Ramanujan’s major contributions to mathematics:
Ramanujan's contribution extends to mathematical fields such as complex analysis, number theory, infinite series, and continued fractions.
Infinite series for pi: In 1914, Ramanujan found a formula for infinite series for pi, which forms the basis of many algorithms used today. Finding an accurate approximation of π (pi) has been one of the most important challenges in the history of mathematics.
Game theory: Ramanujan discovered a long list of new ideas for solving many challenging mathematical problems that have given great impetus to the development of game theory. His contribution to game theory is purely based on intuition and natural talent and is unmatched to this day.

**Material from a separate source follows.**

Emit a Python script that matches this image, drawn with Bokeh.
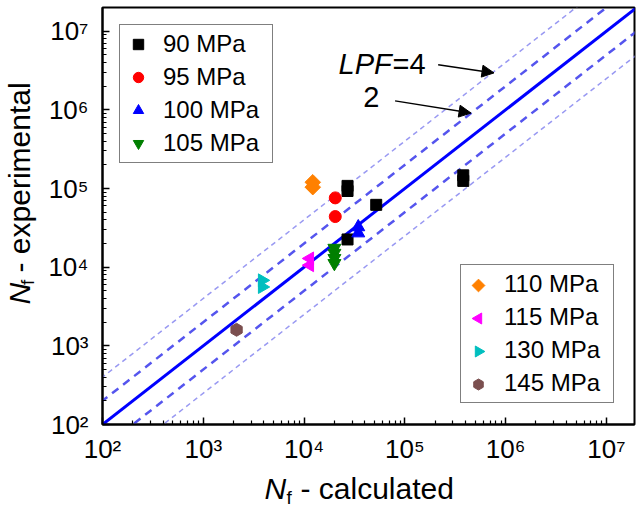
import math
from bokeh.plotting import figure
from bokeh.layouts import row, column
from bokeh.models import (Range1d, Legend, LegendItem, Label, Arrow, NormalHead,
                          CustomJSTickFormatter, FixedTicker)
from bokeh.embed import file_html
from bokeh.resources import INLINE

# ---------------- data ----------------
s90_x = [2.7e4, 2.7e4, 5.2e4, 3.8e5, 3.8e5, 2.7e4]
s90_y = [1.08e5, 9.3e4, 6.2e4, 1.47e5, 1.25e5, 2.25e4]
s95_x = [2.04e4, 2.04e4]
s95_y = [7.6e4, 4.4e4]
s100_x = [3.45e4, 3.45e4]
s100_y = [3.24e4, 2.71e4]
s105_x = [2.0e4, 2.0e4, 2.0e4, 2.0e4]
s105_y = [1.75e4, 1.51e4, 1.30e4, 1.12e4]
s110_x = [1.22e4, 1.22e4]
s110_y = [1.2e5, 1.04e5]
s115_x = [1.14e4, 1.14e4]
s115_y = [1.29e4, 1.06e4]
s130_x = [3.84e3, 3.84e3]
s130_y = [6.8e3, 5.6e3]
s145_x = [2.14e3]
s145_y = [1.6e3]

line_x = [1e1, 1e8]
lpf_factors = [1, 2, 0.5, 4, 0.25]

tick_exps = [2, 3, 4, 5, 6, 7]
x_min, x_max = 1e2, 1.9e7
y_min, y_max = 1e2, 2.0e7

# annotation anchors (data units)
arrow4 = dict(x_start=2.14e5, y_start=3.74e6, x_end=7.67e5, y_end=2.95e6)
arrow2 = dict(x_start=8.0e4, y_start=1.3e6, x_end=4.54e5, y_end=9.1e5)
lpf4_text_pos = (2.2e4, 3.85e6)
lpf2_text_pos = (4.64e4, 1.45e6)

FONT = "Liberation Sans"

# ---------------- layout constants (pixels) ----------------
FW, FH = 532, 417              # frame size
BL, BR, BT, BB = 62, 3, 7, 45  # borders of main figure
YT_W = 40                      # width of y-title strip
XT_H = 39                      # height of x-title strip
PW = BL + FW + BR
PH = BT + FH + BB

p = figure(width=PW, height=PH, x_axis_type="log", y_axis_type="log",
           x_range=Range1d(x_min, x_max), y_range=Range1d(y_min, y_max),
           output_backend="svg", toolbar_location=None,
           min_border_left=BL, min_border_right=BR, min_border_top=BT, min_border_bottom=BB)
p.grid.visible = False
p.outline_line_color = "black"
p.outline_line_width = 2
p.background_fill_color = "white"
p.border_fill_color = "white"

major = [10.0 ** e for e in tick_exps]
minor = [m * 10.0 ** e for e in range(2, 8) for m in range(2, 10) if m * 10.0 ** e < x_max]
fmt = CustomJSTickFormatter(code="""
const sup = {"0":"\u2070","1":"\u00b9","2":"\u00b2","3":"\u00b3","4":"\u2074","5":"\u2075","6":"\u2076","7":"\u2077","8":"\u2078","9":"\u2079","-":"\u207b"};
const e = Math.round(Math.log10(tick));
return "10" + String(e).split("").map(c => sup[c]).join("");
""")
for ax in (p.xaxis[0], p.yaxis[0]):
    ax.ticker = FixedTicker(ticks=major, minor_ticks=minor)
    ax.formatter = fmt
    ax.major_tick_in = 7
    ax.major_tick_out = 0
    ax.minor_tick_in = 4
    ax.minor_tick_out = 0
    ax.axis_line_width = 2
    ax.major_tick_line_width = 1.5
    ax.minor_tick_line_width = 1.2
    ax.major_label_text_font = FONT
    ax.major_label_text_font_size = "26px"
    ax.major_label_text_color = "black"
    ax.axis_label = None
p.xaxis.major_label_standoff = 9
p.yaxis.major_label_standoff = 14

# reference lines
styles = {
    1: dict(line_color="#0000ff", line_width=3),
    2: dict(line_color="#5555ee", line_width=2.5, line_dash="8 6"),
    0.5: dict(line_color="#5555ee", line_width=2.5, line_dash="8 6"),
    4: dict(line_color="#9999f2", line_width=1.5, line_dash="5 4"),
    0.25: dict(line_color="#9999f2", line_width=1.5, line_dash="5 4"),
}
for f in lpf_factors:
    p.line(line_x, [x * f for x in line_x], **styles[f])

C110, C115, C130, C145 = "#ff8000", "#ff00ff", "#00bfbf", "#7b4f4f"
r90 = p.scatter(s90_x, s90_y, marker="square", size=11, color="black")
r95 = p.scatter(s95_x, s95_y, marker="circle", size=12, color="#ff0000")
r100 = p.scatter(s100_x, s100_y, marker="triangle", size=13, color="#0000ff")
r105 = p.scatter(s105_x, s105_y, marker="inverted_triangle", size=13, color="#007f00")
r110 = p.scatter(s110_x, s110_y, marker="square", angle=math.pi / 4, size=11, color=C110)
r115 = p.scatter(s115_x, s115_y, marker="triangle", angle=math.pi / 2, size=13, color=C115)
r130 = p.scatter(s130_x, s130_y, marker="triangle", angle=-math.pi / 2, size=13, color=C130)
r145 = p.scatter(s145_x, s145_y, marker="hex", angle=math.pi / 2, size=13, color=C145)

LG = dict(pad=5, gw=26, gh=28, sp=5, standoff=12, lw=104)

def make_legend(items, location):
    return Legend(items=[LegendItem(label=l, renderers=[r]) for l, r in items],
                  location=location, label_text_font=FONT, label_text_font_size="24px",
                  label_text_color="black", label_text_baseline="middle",
                  glyph_width=LG["gw"], glyph_height=LG["gh"], label_height=LG["gh"],
                  label_width=LG["lw"],
                  spacing=LG["sp"], padding=LG["pad"], label_standoff=LG["standoff"],
                  border_line_color="black", border_line_width=1.5,
                  background_fill_color="white", background_fill_alpha=1.0, margin=17)

leg1 = make_legend([("90 MPa", r90), ("95 MPa", r95), ("100 MPa", r100), ("105 MPa", r105)], "top_left")

# second legend: rotated markers are painted by a scatter underneath a see-through legend
# (legend glyphs ignore the marker angle)
leg2_loc = (358, 21)
dummy = p.scatter([], [], marker="square", size=1, fill_alpha=0, line_alpha=0)
leg2_labels = ["110 MPa", "115 MPa", "130 MPa", "145 MPa"]
leg2 = make_legend([(l, dummy) for l in leg2_labels], leg2_loc)
leg2.margin = 0
leg2.background_fill_alpha = 0.0
p.add_layout(leg1)
p.add_layout(leg2)

n2 = len(leg2_labels)
leg2_h = 2 * LG["pad"] + n2 * LG["gh"] + (n2 - 1) * LG["sp"]
gx = leg2_loc[0] + LG["pad"] + LG["gw"] / 2
gys = [leg2_loc[1] + leg2_h - LG["pad"] - LG["gh"] / 2 - i * (LG["gh"] + LG["sp"]) for i in range(n2)]
xdec = math.log10(x_max / x_min)
ydec = math.log10(y_max / y_min)
leg_mx = [x_min * 10 ** (gx / FW * xdec)] * n2
leg_my = [y_min * 10 ** (gy / FH * ydec) for gy in gys]
leg_markers = ["square", "triangle", "triangle", "hex"]
leg_angles = [math.pi / 4, math.pi / 2, -math.pi / 2, math.pi / 2]
leg_sizes = [9, 11, 11, 11]
leg_colors = [C110, C115, C130, C145]
for mx, my, mk, an, sz, co in zip(leg_mx, leg_my, leg_markers, leg_angles, leg_sizes, leg_colors):
    p.scatter([mx], [my], marker=mk, angle=an, size=sz, color=co)

# LPF annotations
p.add_layout(Label(x=lpf4_text_pos[0], y=lpf4_text_pos[1], text="LPF", text_font=FONT,
                   text_font_size="29px", text_font_style="italic", text_baseline="middle",
                   text_align="left", text_color="black"))
p.add_layout(Label(x=lpf4_text_pos[0], y=lpf4_text_pos[1], x_offset=54, text="=4", text_font=FONT,
                   text_font_size="29px", text_baseline="middle", text_align="left", text_color="black"))
p.add_layout(Label(x=lpf2_text_pos[0], y=lpf2_text_pos[1], text="2", text_font=FONT,
                   text_font_size="29px", text_baseline="middle", text_align="center", text_color="black"))
for a in (arrow4, arrow2):
    p.add_layout(Arrow(end=NormalHead(size=12, fill_color="black", line_color="black", line_width=1),
                       line_color="black", line_width=1.5, **a))

# ---------------- axis titles (separate strips) ----------------
tfs, sfs = 30, 19

def strip(w, h):
    f = figure(width=w, height=h, x_range=Range1d(0, w), y_range=Range1d(0, h),
               output_backend="svg", toolbar_location=None, min_border=0,
               x_axis_location=None, y_axis_location=None)
    f.grid.visible = False
    f.outline_line_color = None
    f.background_fill_color = "white"
    f.border_fill_color = "white"
    return f

def title_parts(fig, x, y, rest, rotated, sub_drop):
    ang = math.pi / 2 if rotated else 0.0
    def at(along, across):
        # 'along' runs in reading direction, 'across' runs towards the text's descent side
        return (x + across, y + along) if rotated else (x + along, y - across)
    common = dict(text_font=FONT, text_baseline="middle", text_color="black", angle=ang)
    px, py = at(0, 0)
    fig.add_layout(Label(x=px, y=py, text="N", text_font_size=f"{tfs}px",
                         text_font_style="italic", **common))
    px, py = at(22, sub_drop)
    fig.add_layout(Label(x=px, y=py, text="f", text_font_size=f"{sfs}px", **common))
    px, py = at(36, 0)
    fig.add_layout(Label(x=px, y=py, text=rest, text_font_size=f"{tfs}px", **common))

yfig = strip(YT_W, PH)
title_parts(yfig, 19, 135, "- experimental", True, 8)

xfig = strip(YT_W + PW, XT_H)
title_parts(xfig, 264, 20, "- calculated", False, 9)

layout = column(row(yfig, p, spacing=0), xfig, spacing=0)
open("out.html", "w").write(file_html(layout, INLINE))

Mock theta function: He elaborated on the mock theta function, a concept in the field of modular forms of mathematics.
Ramanujan number: 1729 is known as the Ramanujan number which is the sum of the cubes of two numbers 10 and 9.
Circle Method: Ramanujan, along with GH Hardy, invented the circle method which gave the first approximations of the partition of numbers beyond 200. This method contributed significantly to solving the notorious complex problems of the 20th century, such as Waring's conjecture and other additional questions.
Theta Function: Theta function is a special function of several complex variables. German mathematician Carl Gustav Jacob Jacobi invented several closely related theta functions known as Jacobi theta functions. Theta function was studied by extensively Ramanujan who came up with the Ramanujan theta function, that generalizes the form of Jacobi theta functions and also captures general properties. Ramanujan theta function is used to determine the critical dimensions in Bosonic string theory, superstring theory, and M-theory.